• Task objective
Below are entries. Pull out all lines containing "code".

• Raw records
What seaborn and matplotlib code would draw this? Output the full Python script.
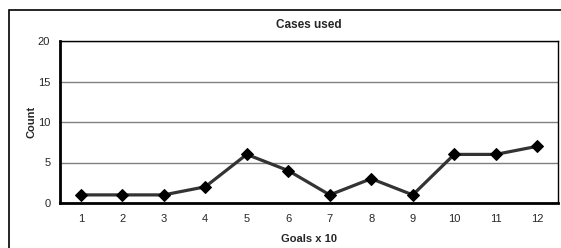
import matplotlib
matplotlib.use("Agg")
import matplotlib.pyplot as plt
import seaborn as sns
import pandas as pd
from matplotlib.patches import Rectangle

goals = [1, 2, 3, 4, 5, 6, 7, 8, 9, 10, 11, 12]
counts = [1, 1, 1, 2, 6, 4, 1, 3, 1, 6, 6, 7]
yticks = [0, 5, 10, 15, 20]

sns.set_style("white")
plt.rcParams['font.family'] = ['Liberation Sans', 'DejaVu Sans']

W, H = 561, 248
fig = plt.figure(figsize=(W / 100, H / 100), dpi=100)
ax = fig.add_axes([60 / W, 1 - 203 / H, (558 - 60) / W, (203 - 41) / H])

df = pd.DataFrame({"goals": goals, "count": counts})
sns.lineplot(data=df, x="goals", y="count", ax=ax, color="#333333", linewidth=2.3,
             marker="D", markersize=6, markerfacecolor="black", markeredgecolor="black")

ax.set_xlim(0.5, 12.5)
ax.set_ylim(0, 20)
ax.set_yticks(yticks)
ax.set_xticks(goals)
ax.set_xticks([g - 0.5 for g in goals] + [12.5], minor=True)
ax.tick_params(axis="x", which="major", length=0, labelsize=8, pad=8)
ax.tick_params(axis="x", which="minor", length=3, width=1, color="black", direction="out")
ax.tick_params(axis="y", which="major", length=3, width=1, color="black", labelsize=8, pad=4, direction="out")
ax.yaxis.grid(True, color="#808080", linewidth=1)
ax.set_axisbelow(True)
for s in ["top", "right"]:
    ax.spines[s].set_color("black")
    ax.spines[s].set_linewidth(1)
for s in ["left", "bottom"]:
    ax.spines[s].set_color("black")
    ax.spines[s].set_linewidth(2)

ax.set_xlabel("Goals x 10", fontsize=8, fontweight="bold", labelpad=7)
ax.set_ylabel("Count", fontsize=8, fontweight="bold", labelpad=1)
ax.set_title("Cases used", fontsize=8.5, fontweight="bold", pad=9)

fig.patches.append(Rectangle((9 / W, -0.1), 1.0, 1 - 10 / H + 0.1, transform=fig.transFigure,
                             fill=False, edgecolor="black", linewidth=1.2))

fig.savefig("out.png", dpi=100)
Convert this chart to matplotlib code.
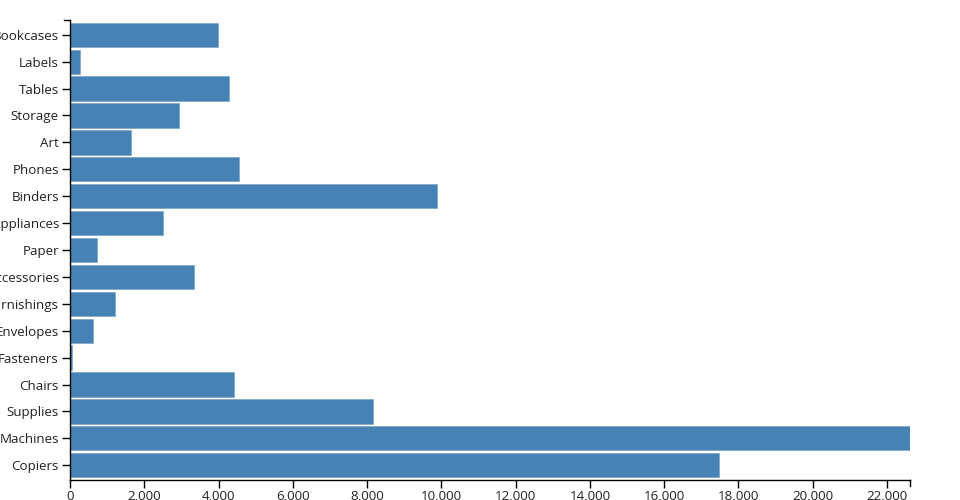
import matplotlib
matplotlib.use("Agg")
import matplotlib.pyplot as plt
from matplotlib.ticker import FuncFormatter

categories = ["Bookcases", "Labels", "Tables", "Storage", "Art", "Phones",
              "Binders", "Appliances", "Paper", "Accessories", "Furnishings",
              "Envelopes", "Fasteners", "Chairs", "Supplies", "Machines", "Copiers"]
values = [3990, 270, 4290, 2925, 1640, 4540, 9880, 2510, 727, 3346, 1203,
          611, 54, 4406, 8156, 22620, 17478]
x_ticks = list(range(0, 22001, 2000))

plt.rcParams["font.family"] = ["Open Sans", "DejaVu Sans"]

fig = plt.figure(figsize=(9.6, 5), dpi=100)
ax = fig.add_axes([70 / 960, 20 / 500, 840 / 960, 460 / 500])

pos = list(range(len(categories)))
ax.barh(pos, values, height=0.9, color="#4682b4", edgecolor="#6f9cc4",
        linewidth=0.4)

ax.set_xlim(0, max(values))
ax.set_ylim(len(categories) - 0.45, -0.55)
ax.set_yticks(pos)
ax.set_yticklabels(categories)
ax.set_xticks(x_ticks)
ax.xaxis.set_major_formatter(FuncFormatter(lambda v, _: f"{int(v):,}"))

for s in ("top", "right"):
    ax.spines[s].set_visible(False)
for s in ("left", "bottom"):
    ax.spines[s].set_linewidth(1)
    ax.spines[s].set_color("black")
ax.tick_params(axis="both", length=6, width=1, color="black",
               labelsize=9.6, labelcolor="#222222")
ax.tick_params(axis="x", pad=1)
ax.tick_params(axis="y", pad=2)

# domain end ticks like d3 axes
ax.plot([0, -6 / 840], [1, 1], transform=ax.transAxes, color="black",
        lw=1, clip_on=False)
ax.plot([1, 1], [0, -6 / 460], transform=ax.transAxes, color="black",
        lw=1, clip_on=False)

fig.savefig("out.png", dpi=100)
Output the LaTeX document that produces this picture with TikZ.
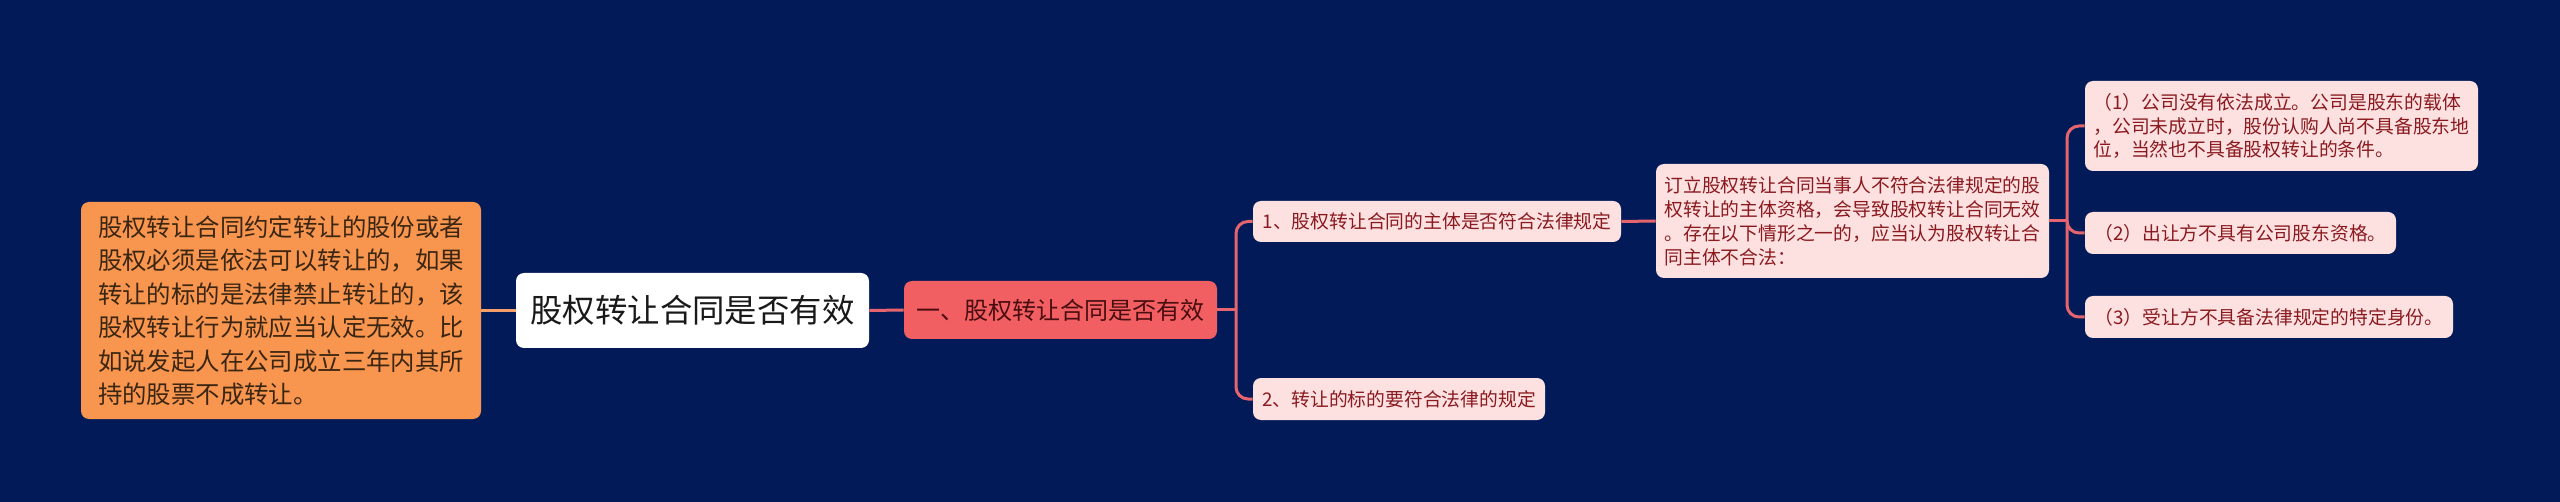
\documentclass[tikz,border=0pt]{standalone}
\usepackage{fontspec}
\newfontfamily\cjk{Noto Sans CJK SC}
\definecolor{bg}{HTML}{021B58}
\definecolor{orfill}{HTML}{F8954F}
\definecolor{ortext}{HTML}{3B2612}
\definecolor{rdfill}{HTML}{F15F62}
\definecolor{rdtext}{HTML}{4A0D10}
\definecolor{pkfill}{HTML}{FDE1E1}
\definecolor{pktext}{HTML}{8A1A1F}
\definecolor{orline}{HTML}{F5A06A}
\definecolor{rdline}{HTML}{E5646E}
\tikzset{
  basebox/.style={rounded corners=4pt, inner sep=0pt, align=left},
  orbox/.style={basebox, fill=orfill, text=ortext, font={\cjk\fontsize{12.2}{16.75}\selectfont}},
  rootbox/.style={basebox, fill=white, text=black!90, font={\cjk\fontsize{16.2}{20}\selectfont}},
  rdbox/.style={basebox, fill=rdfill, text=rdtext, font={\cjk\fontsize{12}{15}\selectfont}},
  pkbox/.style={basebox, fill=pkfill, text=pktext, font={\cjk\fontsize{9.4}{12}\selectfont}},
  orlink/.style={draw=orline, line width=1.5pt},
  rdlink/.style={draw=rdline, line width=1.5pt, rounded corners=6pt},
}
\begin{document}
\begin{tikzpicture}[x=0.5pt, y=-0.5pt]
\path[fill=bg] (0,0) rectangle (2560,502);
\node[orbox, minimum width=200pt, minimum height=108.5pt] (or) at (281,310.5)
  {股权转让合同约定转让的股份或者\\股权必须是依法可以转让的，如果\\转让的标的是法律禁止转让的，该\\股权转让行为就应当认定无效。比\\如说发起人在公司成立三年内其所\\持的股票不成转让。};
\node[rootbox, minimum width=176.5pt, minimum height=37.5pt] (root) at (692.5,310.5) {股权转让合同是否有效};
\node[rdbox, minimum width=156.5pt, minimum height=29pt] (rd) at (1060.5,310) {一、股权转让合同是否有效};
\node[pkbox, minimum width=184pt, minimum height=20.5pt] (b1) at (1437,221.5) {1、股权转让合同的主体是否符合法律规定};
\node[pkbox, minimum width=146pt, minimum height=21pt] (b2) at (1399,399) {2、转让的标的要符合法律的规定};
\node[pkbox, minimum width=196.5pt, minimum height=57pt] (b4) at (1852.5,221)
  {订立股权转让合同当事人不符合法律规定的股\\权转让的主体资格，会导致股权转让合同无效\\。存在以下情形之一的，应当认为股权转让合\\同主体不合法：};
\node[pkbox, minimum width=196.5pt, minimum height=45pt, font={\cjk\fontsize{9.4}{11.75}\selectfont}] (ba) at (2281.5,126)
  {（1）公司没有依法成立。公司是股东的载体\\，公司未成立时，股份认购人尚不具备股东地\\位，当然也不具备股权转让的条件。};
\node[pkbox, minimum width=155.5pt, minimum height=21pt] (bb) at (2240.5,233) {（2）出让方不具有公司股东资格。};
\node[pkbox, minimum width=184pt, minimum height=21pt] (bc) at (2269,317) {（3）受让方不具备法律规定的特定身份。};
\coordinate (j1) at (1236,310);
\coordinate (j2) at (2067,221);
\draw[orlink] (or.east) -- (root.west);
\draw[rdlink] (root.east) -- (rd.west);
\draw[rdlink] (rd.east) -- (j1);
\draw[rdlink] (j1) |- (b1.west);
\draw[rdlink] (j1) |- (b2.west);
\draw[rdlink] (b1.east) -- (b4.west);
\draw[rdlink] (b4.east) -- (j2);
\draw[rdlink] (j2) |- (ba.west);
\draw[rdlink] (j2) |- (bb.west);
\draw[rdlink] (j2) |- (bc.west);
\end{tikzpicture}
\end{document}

• Answer to this task
What seaborn and matplotlib code would draw this? Output the full Python script.
Convert this chart to matplotlib code.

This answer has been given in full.